__Goal of the exercise__.
Write out every entry precisely as given, leaving the pictures out.

□ □ □ □ □

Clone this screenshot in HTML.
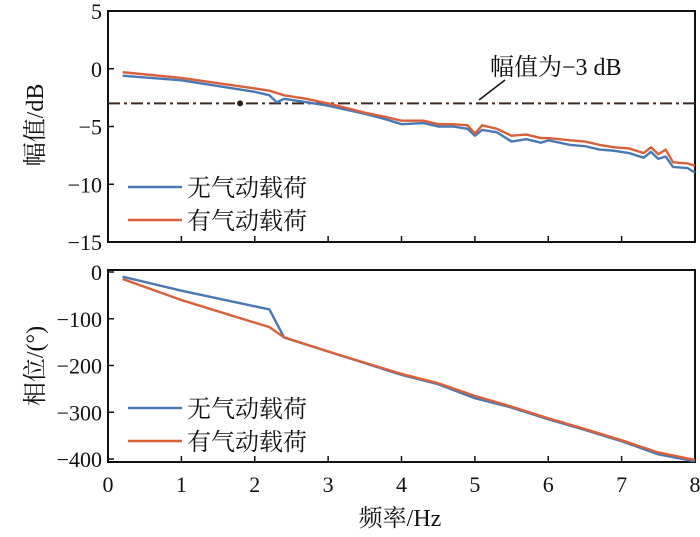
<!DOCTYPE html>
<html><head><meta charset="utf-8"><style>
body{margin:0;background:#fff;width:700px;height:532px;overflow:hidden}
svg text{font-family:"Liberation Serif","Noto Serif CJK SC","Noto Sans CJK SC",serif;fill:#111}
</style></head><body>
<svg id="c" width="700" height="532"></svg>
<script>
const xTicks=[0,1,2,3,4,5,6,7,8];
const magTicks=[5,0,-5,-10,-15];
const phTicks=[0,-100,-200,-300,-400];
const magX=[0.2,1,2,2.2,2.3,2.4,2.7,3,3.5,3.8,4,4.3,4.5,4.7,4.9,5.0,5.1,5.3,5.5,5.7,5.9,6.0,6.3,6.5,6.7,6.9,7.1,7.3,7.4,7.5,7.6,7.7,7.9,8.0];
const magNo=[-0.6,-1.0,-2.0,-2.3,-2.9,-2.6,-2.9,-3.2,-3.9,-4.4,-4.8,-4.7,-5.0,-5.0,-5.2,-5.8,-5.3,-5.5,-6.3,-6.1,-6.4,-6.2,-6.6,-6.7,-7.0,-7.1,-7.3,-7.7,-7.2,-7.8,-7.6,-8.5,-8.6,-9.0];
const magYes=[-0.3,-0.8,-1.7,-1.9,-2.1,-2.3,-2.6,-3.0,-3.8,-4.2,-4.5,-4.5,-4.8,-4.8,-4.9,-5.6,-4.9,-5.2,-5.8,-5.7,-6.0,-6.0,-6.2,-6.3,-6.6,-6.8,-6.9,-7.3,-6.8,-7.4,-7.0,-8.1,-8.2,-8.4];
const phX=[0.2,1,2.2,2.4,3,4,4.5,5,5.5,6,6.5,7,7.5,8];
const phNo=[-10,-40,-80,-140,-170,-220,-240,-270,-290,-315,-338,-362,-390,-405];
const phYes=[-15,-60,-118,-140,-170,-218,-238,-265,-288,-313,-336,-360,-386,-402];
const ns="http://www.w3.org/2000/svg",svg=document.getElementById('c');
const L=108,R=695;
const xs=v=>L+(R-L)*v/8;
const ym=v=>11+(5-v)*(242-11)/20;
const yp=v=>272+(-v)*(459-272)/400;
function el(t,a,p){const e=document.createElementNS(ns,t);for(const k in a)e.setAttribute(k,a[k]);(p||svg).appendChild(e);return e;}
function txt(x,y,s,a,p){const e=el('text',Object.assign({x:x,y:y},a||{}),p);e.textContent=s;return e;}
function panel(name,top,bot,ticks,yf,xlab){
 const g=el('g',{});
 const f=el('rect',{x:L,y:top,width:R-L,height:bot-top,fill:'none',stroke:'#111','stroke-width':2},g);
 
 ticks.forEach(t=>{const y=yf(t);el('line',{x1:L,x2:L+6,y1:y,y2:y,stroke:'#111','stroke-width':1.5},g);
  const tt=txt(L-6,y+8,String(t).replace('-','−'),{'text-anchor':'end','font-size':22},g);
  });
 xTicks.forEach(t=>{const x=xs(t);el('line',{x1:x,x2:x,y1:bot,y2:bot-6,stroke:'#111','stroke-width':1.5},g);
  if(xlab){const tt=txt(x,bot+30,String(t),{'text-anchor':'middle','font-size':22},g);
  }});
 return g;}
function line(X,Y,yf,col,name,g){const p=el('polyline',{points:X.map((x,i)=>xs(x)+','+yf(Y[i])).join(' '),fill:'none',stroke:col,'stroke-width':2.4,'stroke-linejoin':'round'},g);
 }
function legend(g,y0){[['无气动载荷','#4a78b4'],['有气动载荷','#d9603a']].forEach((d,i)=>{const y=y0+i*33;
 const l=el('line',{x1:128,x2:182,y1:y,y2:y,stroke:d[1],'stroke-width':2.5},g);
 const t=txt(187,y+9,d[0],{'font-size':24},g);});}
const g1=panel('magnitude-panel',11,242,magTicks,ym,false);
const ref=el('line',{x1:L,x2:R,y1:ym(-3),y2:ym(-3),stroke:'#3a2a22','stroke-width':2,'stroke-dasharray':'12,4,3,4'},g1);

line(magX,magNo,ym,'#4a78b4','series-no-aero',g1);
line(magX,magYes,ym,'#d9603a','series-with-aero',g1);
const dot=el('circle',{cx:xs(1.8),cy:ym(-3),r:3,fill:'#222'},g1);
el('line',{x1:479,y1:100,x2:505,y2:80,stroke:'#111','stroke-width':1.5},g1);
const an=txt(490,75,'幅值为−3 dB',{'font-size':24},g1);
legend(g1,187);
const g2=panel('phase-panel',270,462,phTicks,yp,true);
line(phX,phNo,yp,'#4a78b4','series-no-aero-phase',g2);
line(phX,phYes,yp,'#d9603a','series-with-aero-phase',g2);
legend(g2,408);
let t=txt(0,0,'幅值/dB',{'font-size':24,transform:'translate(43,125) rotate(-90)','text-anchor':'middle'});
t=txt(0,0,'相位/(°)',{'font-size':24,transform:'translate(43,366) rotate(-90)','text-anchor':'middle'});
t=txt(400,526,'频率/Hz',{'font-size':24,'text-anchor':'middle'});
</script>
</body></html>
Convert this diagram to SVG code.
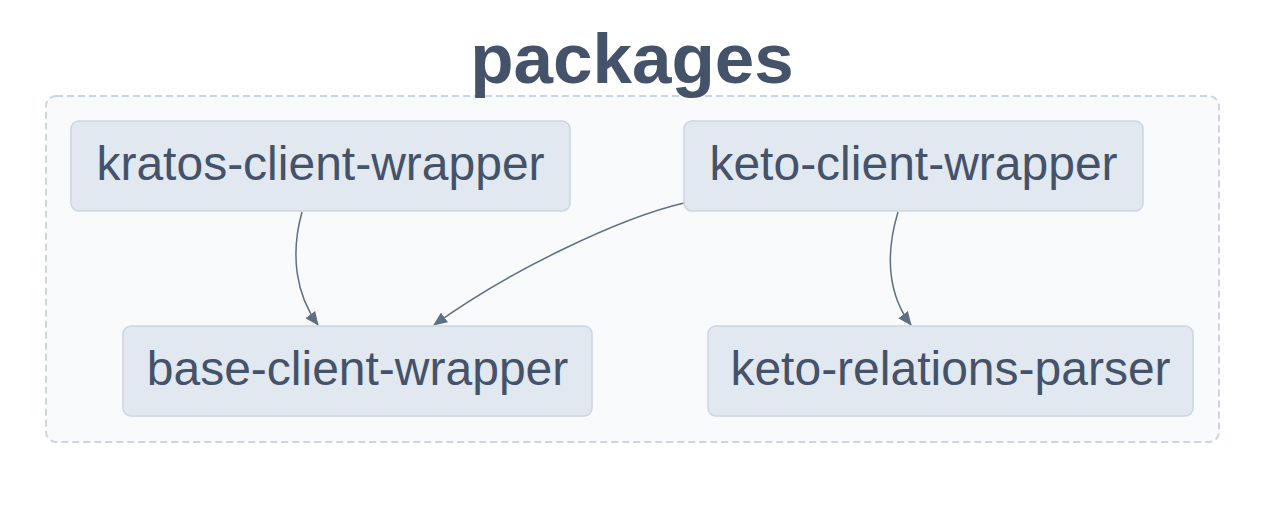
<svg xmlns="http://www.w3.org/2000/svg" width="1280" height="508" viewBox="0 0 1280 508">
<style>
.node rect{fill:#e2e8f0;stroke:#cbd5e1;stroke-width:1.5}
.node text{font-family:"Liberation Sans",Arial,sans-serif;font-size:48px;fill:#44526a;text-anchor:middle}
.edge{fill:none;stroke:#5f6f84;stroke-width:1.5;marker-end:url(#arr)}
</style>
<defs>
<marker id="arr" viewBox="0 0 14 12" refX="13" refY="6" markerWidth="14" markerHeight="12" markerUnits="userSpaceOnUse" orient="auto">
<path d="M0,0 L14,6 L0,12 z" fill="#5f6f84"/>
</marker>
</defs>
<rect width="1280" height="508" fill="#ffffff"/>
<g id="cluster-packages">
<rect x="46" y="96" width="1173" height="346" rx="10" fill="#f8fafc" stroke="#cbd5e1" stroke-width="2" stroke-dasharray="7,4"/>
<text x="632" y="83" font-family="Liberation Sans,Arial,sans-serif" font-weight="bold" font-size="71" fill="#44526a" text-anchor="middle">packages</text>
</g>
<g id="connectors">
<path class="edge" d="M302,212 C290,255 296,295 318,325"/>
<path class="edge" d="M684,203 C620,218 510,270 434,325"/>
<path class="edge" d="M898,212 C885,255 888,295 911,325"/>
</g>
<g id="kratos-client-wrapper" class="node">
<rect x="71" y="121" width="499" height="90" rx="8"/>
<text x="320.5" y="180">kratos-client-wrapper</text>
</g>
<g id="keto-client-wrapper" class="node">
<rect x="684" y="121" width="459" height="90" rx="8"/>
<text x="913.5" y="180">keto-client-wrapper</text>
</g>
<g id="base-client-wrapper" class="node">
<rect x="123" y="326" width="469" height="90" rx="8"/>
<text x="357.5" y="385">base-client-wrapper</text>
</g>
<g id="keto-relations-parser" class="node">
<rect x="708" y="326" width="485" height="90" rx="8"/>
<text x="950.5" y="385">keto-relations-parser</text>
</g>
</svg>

□ □ □ □ □

__Correct result__.
Clone this screenshot in HTML.
<!DOCTYPE html>
<html><head><meta charset="utf-8"><style>
body{margin:0;background:#fff;width:700px;height:532px;overflow:hidden}
svg text{font-family:"Liberation Serif","Noto Serif CJK SC","Noto Sans CJK SC",serif;fill:#111}
</style></head><body>
<svg id="c" width="700" height="532"></svg>
<script>
const xTicks=[0,1,2,3,4,5,6,7,8];
const magTicks=[5,0,-5,-10,-15];
const phTicks=[0,-100,-200,-300,-400];
const magX=[0.2,1,2,2.2,2.3,2.4,2.7,3,3.5,3.8,4,4.3,4.5,4.7,4.9,5.0,5.1,5.3,5.5,5.7,5.9,6.0,6.3,6.5,6.7,6.9,7.1,7.3,7.4,7.5,7.6,7.7,7.9,8.0];
const magNo=[-0.6,-1.0,-2.0,-2.3,-2.9,-2.6,-2.9,-3.2,-3.9,-4.4,-4.8,-4.7,-5.0,-5.0,-5.2,-5.8,-5.3,-5.5,-6.3,-6.1,-6.4,-6.2,-6.6,-6.7,-7.0,-7.1,-7.3,-7.7,-7.2,-7.8,-7.6,-8.5,-8.6,-9.0];
const magYes=[-0.3,-0.8,-1.7,-1.9,-2.1,-2.3,-2.6,-3.0,-3.8,-4.2,-4.5,-4.5,-4.8,-4.8,-4.9,-5.6,-4.9,-5.2,-5.8,-5.7,-6.0,-6.0,-6.2,-6.3,-6.6,-6.8,-6.9,-7.3,-6.8,-7.4,-7.0,-8.1,-8.2,-8.4];
const phX=[0.2,1,2.2,2.4,3,4,4.5,5,5.5,6,6.5,7,7.5,8];
const phNo=[-10,-40,-80,-140,-170,-220,-240,-270,-290,-315,-338,-362,-390,-405];
const phYes=[-15,-60,-118,-140,-170,-218,-238,-265,-288,-313,-336,-360,-386,-402];
const ns="http://www.w3.org/2000/svg",svg=document.getElementById('c');
const L=108,R=695;
const xs=v=>L+(R-L)*v/8;
const ym=v=>11+(5-v)*(242-11)/20;
const yp=v=>272+(-v)*(459-272)/400;
function el(t,a,p){const e=document.createElementNS(ns,t);for(const k in a)e.setAttribute(k,a[k]);(p||svg).appendChild(e);return e;}
function txt(x,y,s,a,p){const e=el('text',Object.assign({x:x,y:y},a||{}),p);e.textContent=s;return e;}
function panel(name,top,bot,ticks,yf,xlab){
 const g=el('g',{});
 const f=el('rect',{x:L,y:top,width:R-L,height:bot-top,fill:'none',stroke:'#111','stroke-width':2},g);
 
 ticks.forEach(t=>{const y=yf(t);el('line',{x1:L,x2:L+6,y1:y,y2:y,stroke:'#111','stroke-width':1.5},g);
  const tt=txt(L-6,y+8,String(t).replace('-','−'),{'text-anchor':'end','font-size':22},g);
  });
 xTicks.forEach(t=>{const x=xs(t);el('line',{x1:x,x2:x,y1:bot,y2:bot-6,stroke:'#111','stroke-width':1.5},g);
  if(xlab){const tt=txt(x,bot+30,String(t),{'text-anchor':'middle','font-size':22},g);
  }});
 return g;}
function line(X,Y,yf,col,name,g){const p=el('polyline',{points:X.map((x,i)=>xs(x)+','+yf(Y[i])).join(' '),fill:'none',stroke:col,'stroke-width':2.4,'stroke-linejoin':'round'},g);
 }
function legend(g,y0){[['无气动载荷','#4a78b4'],['有气动载荷','#d9603a']].forEach((d,i)=>{const y=y0+i*33;
 const l=el('line',{x1:128,x2:182,y1:y,y2:y,stroke:d[1],'stroke-width':2.5},g);
 const t=txt(187,y+9,d[0],{'font-size':24},g);});}
const g1=panel('magnitude-panel',11,242,magTicks,ym,false);
const ref=el('line',{x1:L,x2:R,y1:ym(-3),y2:ym(-3),stroke:'#3a2a22','stroke-width':2,'stroke-dasharray':'12,4,3,4'},g1);

line(magX,magNo,ym,'#4a78b4','series-no-aero',g1);
line(magX,magYes,ym,'#d9603a','series-with-aero',g1);
const dot=el('circle',{cx:xs(1.8),cy:ym(-3),r:3,fill:'#222'},g1);
el('line',{x1:479,y1:100,x2:505,y2:80,stroke:'#111','stroke-width':1.5},g1);
const an=txt(490,75,'幅值为−3 dB',{'font-size':24},g1);
legend(g1,187);
const g2=panel('phase-panel',270,462,phTicks,yp,true);
line(phX,phNo,yp,'#4a78b4','series-no-aero-phase',g2);
line(phX,phYes,yp,'#d9603a','series-with-aero-phase',g2);
legend(g2,408);
let t=txt(0,0,'幅值/dB',{'font-size':24,transform:'translate(43,125) rotate(-90)','text-anchor':'middle'});
t=txt(0,0,'相位/(°)',{'font-size':24,transform:'translate(43,366) rotate(-90)','text-anchor':'middle'});
t=txt(400,526,'频率/Hz',{'font-size':24,'text-anchor':'middle'});
</script>
</body></html>
Convert this diagram to SVG code.
<svg xmlns="http://www.w3.org/2000/svg" width="1280" height="508" viewBox="0 0 1280 508">
<style>
.node rect{fill:#e2e8f0;stroke:#cbd5e1;stroke-width:1.5}
.node text{font-family:"Liberation Sans",Arial,sans-serif;font-size:48px;fill:#44526a;text-anchor:middle}
.edge{fill:none;stroke:#5f6f84;stroke-width:1.5;marker-end:url(#arr)}
</style>
<defs>
<marker id="arr" viewBox="0 0 14 12" refX="13" refY="6" markerWidth="14" markerHeight="12" markerUnits="userSpaceOnUse" orient="auto">
<path d="M0,0 L14,6 L0,12 z" fill="#5f6f84"/>
</marker>
</defs>
<rect width="1280" height="508" fill="#ffffff"/>
<g id="cluster-packages">
<rect x="46" y="96" width="1173" height="346" rx="10" fill="#f8fafc" stroke="#cbd5e1" stroke-width="2" stroke-dasharray="7,4"/>
<text x="632" y="83" font-family="Liberation Sans,Arial,sans-serif" font-weight="bold" font-size="71" fill="#44526a" text-anchor="middle">packages</text>
</g>
<g id="connectors">
<path class="edge" d="M302,212 C290,255 296,295 318,325"/>
<path class="edge" d="M684,203 C620,218 510,270 434,325"/>
<path class="edge" d="M898,212 C885,255 888,295 911,325"/>
</g>
<g id="kratos-client-wrapper" class="node">
<rect x="71" y="121" width="499" height="90" rx="8"/>
<text x="320.5" y="180">kratos-client-wrapper</text>
</g>
<g id="keto-client-wrapper" class="node">
<rect x="684" y="121" width="459" height="90" rx="8"/>
<text x="913.5" y="180">keto-client-wrapper</text>
</g>
<g id="base-client-wrapper" class="node">
<rect x="123" y="326" width="469" height="90" rx="8"/>
<text x="357.5" y="385">base-client-wrapper</text>
</g>
<g id="keto-relations-parser" class="node">
<rect x="708" y="326" width="485" height="90" rx="8"/>
<text x="950.5" y="385">keto-relations-parser</text>
</g>
</svg>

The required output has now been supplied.